Here's something most folks never figure out.
That compost pile you're building? It's a furnace.
It runs hot for months, throwing off real heat the entire time, and almost everybody just lets that heat walk off into the sky. Meanwhile they're paying to heat their greenhouse, their cabin, and their hot water some other way.
That's a waste. And it's a waste of something you were going to build anyway.
So let me explain how I'd do it. This is a 3-part system. One compost pile heats your greenhouse, heats your cabin, and heats your hot water. All three.
How the heat happens
When a compost pile breaks down it gets hot. Not warm — hot. A good working pile runs between 120 and 160 degrees in the center.
That heat isn't at the bottom of the pile and it isn't at the top. It's in the middle. That's where the microbes are doing all the work, and that's where you're going to pull your heat from.
The pile and the pipe

You build your compost pile outside the greenhouse. And you build it as long as your greenhouse is. Fifty-foot greenhouse, fifty-foot pile. If you're heating three things off of it, you need the mass to do it.
Inside that pile you build a grid of pipe, and you build that grid up off the ground so it sits suspended right in the center of the pile where all the heat is.
Now here's the thing about the pipe. A lot of folks will tell you to use polytubing for this. And polytubing is okay — if that's all you can afford, use it. But understand that plastic is an insulator. It's not a conductor. You don't want an insulator sitting in your heat source.
What you really want is thick-walled galvanized pipe. Maybe copper if you can swing it, but galvanized is cheap, it's strong, it's durable, and it conducts heat very well. It's also got the thermal mass to hold that heat longer — and that matters, because you're going to be getting in there and turning this pile with a pick and a shovel. The pipe needs to be tough enough to take that and stay put.
Getting the heat where you want it

Water runs through that galvanized pipe grid, picks up the heat out of the compost, and carries it to two places.
First, it runs to polytubing buried a couple inches under the soil in your greenhouse floor. That keeps the ground warm, and the heat radiates up into the whole greenhouse. That's your radiant floor.
Second, it runs over to your cabin. Same idea — radiant floor tubing in the floors of your home. And that doesn't just warm the floor, it warms the whole house. It'll heat your hot water too, so you can take a hot shower.

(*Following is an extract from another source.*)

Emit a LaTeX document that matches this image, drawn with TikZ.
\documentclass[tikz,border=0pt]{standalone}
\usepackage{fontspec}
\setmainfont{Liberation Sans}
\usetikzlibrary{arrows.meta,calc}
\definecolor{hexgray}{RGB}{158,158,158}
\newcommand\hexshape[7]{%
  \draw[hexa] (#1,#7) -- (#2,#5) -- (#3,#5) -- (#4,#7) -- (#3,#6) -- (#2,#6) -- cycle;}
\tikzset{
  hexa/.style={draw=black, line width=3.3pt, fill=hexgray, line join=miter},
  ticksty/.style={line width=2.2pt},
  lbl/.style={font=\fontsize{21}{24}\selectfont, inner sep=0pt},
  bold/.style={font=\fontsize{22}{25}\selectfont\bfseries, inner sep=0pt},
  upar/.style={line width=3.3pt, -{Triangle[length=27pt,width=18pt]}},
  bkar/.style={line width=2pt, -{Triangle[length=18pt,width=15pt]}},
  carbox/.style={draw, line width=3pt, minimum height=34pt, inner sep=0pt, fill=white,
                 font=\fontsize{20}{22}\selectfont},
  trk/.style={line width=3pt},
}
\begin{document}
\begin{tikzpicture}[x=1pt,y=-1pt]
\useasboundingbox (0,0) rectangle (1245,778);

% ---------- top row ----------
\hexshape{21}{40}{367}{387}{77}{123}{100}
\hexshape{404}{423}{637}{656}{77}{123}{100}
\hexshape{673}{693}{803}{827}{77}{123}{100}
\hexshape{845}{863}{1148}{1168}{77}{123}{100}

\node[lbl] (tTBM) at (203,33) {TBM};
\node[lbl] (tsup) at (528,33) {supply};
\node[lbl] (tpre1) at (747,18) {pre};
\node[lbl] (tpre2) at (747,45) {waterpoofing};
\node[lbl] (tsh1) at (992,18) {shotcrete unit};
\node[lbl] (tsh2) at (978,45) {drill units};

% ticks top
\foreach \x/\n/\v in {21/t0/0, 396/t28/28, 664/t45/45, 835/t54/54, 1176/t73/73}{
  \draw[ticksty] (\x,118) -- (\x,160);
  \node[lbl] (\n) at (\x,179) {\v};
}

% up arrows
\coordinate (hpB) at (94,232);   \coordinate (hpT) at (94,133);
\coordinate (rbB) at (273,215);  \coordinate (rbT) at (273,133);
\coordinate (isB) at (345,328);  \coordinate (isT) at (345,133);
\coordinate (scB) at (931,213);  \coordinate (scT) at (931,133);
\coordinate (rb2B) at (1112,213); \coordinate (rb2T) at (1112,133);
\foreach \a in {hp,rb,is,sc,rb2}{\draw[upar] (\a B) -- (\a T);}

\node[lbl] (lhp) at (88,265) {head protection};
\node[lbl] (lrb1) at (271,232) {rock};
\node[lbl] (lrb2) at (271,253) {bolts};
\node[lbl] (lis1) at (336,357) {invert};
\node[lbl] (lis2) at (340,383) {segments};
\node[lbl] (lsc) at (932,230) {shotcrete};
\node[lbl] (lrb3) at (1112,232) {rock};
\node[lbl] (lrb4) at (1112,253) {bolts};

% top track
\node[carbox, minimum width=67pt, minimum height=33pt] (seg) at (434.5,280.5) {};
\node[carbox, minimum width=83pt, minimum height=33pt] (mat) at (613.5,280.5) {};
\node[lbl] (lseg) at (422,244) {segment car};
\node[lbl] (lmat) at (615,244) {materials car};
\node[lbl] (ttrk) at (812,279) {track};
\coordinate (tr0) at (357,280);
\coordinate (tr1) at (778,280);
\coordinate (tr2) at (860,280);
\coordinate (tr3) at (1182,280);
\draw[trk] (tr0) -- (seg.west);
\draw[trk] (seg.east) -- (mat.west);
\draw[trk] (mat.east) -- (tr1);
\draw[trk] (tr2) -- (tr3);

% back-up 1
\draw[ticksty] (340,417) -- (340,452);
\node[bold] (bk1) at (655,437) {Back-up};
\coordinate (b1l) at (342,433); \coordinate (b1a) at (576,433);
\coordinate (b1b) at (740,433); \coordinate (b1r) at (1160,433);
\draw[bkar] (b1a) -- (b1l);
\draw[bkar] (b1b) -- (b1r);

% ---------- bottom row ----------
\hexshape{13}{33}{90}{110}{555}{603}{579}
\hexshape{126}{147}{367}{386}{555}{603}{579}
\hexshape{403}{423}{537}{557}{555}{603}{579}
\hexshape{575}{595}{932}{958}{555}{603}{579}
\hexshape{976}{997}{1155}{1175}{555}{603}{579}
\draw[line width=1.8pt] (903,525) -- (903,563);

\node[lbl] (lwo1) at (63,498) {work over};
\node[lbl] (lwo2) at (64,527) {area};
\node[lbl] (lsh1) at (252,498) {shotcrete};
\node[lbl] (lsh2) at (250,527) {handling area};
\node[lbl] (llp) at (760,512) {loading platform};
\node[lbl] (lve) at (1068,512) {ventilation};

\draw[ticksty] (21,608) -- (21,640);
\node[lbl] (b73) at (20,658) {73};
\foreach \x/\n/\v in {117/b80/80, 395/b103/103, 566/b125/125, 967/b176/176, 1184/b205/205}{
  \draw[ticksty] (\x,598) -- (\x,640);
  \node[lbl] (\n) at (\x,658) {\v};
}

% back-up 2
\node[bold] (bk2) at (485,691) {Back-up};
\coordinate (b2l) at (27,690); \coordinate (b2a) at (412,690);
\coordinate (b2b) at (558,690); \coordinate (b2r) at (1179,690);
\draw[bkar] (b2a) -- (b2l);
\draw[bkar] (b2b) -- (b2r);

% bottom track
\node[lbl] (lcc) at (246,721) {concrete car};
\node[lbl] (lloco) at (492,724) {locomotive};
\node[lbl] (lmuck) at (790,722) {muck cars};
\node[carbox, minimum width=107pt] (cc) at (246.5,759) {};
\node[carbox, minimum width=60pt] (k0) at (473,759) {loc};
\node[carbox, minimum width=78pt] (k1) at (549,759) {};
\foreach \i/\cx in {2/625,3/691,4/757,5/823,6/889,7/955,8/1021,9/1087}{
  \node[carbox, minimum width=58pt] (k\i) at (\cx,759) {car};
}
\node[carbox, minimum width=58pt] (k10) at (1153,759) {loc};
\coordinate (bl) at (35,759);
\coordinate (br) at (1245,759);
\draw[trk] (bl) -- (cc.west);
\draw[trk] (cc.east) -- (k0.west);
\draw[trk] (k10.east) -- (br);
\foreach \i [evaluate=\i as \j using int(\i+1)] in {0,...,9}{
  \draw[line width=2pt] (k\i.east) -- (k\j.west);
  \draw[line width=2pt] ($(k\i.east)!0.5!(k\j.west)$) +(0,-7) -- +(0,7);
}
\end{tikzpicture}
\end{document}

That's the 3-part system. Greenhouse, cabin, hot water — off one pile of compost.
Why this matters in winter
Here's the part that makes the whole thing worth it.

This heats your greenhouse through the winter. That means you grow food year-round. While everybody else's garden is dead and frozen, yours is still producing.
And in spring and summer you don't even need to run it for heat — the sun does that work for you. But the system already did its job, because it carried you through the cold months when nothing grows outside.
The power side — and read this part carefully
You need a pump to move that water through the system. And the pump runs on your power system.
Now this is where people get confused, so pay attention.
You are not running anything directly off your solar panels. You are not running anything directly off your wind turbine. The panels and the turbine do one job — they charge your batteries. That's it.
You run off the batteries. The batteries feed an inverter, the inverter converts the power from DC to AC, and everything in your system runs on regular AC current.
This is why you don't need a bunch of special DC appliances and DC pumps and DC everything that people think they have to buy to go off grid. You don't. Not in a cabin, not even in an RV. A normal AC pump works just fine, because the inverter already did the conversion for you.
For your batteries, use LiFePO4 — lithium iron phosphate. They're the expensive part of the whole setup, no way around that, but they're worth it. Don't waste your money on AGM batteries. AGM is barely a step up from old lead acid. It's trash.
Solar panels are cheap now. And a 1,000 to 2,000 watt wind turbine is solid supplemental power. Between the sun and the wind, your batteries stay charged, and your pump keeps running.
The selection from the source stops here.